[Source code of charts]
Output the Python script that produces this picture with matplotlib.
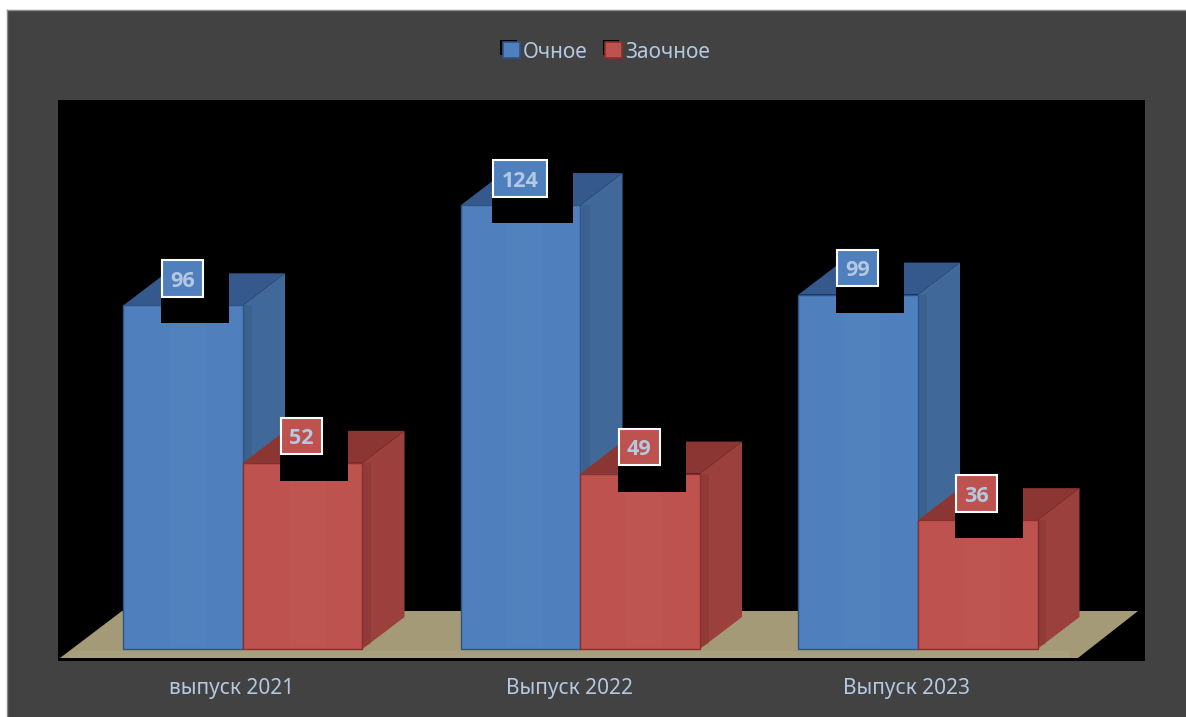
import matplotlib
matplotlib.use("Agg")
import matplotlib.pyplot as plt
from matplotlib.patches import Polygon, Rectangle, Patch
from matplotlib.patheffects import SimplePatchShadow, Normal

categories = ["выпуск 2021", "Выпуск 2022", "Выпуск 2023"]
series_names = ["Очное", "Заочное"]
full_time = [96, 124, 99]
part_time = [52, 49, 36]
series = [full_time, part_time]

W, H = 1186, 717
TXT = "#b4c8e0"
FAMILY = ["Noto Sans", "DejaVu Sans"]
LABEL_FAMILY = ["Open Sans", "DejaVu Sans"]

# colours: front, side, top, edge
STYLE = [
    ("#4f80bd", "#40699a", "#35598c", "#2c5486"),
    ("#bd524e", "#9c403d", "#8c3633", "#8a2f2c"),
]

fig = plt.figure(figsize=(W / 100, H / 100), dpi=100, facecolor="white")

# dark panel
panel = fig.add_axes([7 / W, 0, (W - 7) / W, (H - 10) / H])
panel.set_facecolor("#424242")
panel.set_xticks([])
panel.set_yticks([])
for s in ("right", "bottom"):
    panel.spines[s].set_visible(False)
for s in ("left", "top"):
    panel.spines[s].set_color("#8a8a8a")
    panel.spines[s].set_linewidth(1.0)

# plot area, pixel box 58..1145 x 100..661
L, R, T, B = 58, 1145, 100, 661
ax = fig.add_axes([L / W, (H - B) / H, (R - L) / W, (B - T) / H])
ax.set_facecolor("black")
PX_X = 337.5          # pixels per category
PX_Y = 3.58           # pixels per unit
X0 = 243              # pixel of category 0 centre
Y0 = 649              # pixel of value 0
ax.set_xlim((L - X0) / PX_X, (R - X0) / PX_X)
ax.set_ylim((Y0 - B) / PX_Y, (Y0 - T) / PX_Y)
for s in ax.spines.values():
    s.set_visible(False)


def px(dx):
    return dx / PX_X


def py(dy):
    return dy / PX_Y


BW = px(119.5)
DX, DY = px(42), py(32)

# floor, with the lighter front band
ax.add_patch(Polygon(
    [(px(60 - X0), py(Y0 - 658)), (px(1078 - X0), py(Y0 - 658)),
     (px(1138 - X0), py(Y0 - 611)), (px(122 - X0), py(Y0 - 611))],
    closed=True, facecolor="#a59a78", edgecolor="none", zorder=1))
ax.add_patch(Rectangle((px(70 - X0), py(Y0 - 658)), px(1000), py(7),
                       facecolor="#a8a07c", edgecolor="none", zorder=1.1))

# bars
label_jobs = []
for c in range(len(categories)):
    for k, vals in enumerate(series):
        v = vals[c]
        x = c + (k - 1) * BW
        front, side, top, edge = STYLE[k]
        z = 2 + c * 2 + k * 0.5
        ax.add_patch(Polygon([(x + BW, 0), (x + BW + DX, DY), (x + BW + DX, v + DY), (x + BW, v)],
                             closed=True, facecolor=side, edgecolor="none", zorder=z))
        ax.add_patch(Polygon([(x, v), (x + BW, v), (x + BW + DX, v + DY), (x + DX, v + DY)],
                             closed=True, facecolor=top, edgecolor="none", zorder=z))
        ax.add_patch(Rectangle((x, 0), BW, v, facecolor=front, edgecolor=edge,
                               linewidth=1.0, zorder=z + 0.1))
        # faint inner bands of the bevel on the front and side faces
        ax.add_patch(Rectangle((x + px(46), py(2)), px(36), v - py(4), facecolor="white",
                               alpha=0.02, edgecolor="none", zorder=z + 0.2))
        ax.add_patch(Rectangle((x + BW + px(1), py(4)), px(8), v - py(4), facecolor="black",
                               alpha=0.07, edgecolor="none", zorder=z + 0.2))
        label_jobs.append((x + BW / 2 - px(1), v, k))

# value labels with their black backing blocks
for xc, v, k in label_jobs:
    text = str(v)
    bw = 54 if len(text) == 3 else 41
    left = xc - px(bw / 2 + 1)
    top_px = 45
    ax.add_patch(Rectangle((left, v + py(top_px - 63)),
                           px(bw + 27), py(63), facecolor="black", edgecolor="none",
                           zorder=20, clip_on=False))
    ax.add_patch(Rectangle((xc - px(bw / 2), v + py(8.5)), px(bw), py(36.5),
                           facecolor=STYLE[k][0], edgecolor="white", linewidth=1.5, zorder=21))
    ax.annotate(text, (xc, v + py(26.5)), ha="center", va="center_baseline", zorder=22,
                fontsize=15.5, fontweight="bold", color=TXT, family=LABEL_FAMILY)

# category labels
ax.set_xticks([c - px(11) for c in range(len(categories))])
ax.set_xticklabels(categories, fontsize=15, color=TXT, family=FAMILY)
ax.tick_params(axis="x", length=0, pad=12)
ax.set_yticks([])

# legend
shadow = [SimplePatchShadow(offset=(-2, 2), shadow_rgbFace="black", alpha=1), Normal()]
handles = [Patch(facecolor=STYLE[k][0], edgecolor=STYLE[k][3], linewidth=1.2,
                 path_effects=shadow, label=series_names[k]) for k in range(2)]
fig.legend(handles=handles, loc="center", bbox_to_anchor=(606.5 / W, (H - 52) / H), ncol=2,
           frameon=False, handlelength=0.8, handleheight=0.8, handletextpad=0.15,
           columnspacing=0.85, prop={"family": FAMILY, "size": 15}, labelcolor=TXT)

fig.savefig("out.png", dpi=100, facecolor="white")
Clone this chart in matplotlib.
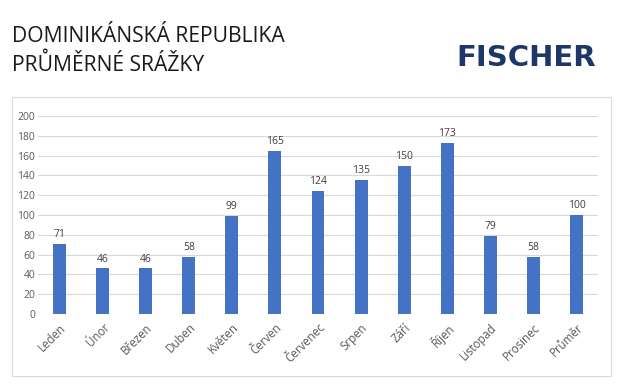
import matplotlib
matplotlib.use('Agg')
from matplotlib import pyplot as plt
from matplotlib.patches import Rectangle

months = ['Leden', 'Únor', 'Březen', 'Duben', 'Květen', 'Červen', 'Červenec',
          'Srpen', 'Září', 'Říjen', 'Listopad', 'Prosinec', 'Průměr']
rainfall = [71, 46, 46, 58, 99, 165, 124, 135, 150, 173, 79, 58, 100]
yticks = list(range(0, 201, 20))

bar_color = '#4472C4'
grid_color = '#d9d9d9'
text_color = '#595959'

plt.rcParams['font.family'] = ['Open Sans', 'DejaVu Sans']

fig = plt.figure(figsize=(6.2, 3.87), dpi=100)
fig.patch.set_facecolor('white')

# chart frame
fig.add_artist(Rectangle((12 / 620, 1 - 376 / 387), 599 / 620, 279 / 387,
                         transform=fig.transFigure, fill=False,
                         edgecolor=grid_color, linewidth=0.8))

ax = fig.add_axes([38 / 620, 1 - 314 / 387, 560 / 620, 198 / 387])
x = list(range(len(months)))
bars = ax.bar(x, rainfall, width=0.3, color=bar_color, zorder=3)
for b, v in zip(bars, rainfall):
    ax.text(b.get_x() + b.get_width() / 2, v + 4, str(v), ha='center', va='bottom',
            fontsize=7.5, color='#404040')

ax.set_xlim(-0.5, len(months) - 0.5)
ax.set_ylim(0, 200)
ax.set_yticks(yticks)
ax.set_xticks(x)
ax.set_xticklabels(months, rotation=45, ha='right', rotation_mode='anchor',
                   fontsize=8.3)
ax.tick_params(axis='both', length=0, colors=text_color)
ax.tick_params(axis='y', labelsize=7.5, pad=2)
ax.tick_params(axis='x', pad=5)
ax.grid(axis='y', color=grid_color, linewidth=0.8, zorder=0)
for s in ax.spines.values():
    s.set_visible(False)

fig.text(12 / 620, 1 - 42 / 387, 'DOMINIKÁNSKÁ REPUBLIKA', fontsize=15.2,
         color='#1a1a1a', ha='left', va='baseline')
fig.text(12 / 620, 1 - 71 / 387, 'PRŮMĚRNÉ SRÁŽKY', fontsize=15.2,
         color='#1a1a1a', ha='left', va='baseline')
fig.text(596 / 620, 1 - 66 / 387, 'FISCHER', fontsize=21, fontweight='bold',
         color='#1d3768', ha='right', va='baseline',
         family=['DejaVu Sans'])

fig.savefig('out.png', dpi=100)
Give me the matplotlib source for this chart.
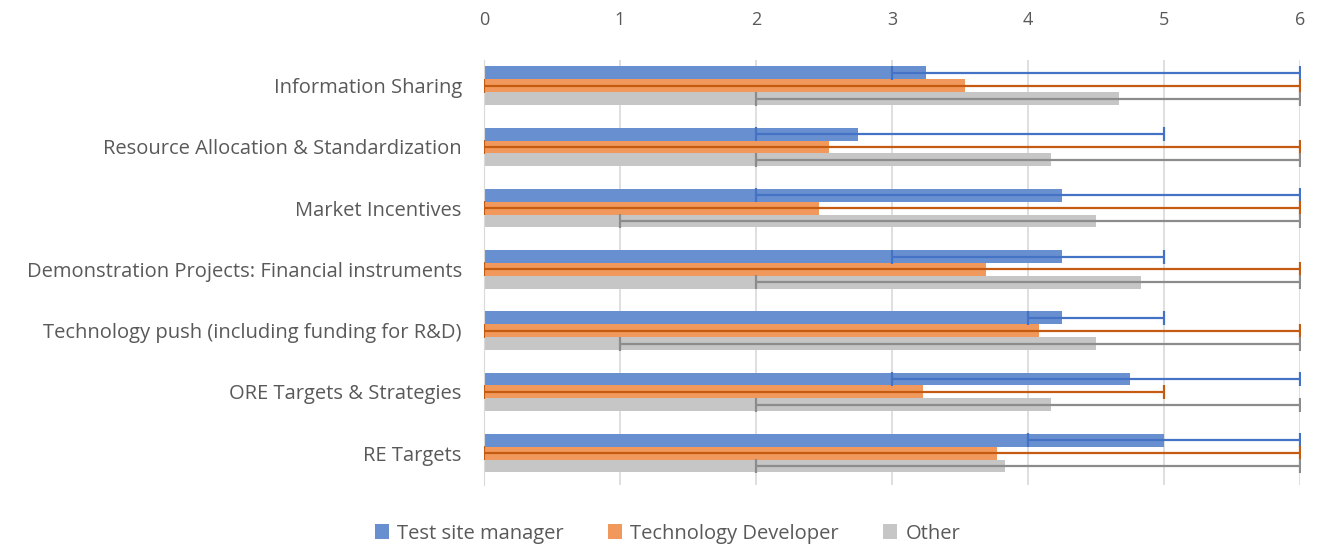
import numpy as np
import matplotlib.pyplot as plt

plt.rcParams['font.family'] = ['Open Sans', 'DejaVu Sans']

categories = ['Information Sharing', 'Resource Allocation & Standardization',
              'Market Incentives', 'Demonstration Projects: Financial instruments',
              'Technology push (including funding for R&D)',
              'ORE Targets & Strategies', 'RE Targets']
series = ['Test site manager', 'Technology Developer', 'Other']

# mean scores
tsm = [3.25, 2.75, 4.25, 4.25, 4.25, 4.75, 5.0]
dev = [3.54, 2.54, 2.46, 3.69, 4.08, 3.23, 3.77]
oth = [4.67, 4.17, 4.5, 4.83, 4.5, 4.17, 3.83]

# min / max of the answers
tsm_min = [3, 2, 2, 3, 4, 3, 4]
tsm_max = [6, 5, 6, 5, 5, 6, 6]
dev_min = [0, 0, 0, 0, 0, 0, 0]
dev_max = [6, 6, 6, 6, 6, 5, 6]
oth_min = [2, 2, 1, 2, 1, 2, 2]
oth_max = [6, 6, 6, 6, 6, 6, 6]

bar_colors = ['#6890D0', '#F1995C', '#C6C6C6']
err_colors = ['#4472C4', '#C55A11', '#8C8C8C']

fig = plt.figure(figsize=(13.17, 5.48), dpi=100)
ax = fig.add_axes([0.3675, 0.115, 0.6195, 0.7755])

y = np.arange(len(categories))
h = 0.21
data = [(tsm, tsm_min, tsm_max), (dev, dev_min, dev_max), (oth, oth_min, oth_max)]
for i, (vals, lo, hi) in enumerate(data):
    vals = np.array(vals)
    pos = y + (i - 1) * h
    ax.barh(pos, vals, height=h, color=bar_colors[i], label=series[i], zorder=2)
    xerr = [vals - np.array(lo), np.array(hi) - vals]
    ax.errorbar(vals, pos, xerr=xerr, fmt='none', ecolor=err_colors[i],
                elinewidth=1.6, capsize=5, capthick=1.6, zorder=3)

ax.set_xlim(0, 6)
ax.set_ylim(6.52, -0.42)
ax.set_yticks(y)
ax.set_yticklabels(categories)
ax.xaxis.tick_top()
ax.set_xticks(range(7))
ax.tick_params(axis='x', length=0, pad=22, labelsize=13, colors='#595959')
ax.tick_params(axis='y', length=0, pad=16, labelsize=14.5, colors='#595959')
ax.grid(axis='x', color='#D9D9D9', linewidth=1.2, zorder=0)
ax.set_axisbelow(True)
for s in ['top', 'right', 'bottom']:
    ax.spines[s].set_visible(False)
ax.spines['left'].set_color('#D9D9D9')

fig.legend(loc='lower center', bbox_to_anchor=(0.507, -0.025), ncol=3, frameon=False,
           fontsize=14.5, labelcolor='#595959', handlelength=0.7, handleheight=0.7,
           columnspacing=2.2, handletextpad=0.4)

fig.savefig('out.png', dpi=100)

● AIM OF THE EXERCISE
Starting at the first line of the material, output exactly the lines up to and including the one with "from matplotlib.patheffects import". Do not include the pictures.

● ANSWER TO THIS PROBLEM
Output the Python script that produces this picture with matplotlib.
import matplotlib
matplotlib.use("Agg")
import matplotlib.pyplot as plt
from matplotlib.patches import Polygon, Rectangle, Patch
from matplotlib.patheffects import SimplePatchShadow, Normal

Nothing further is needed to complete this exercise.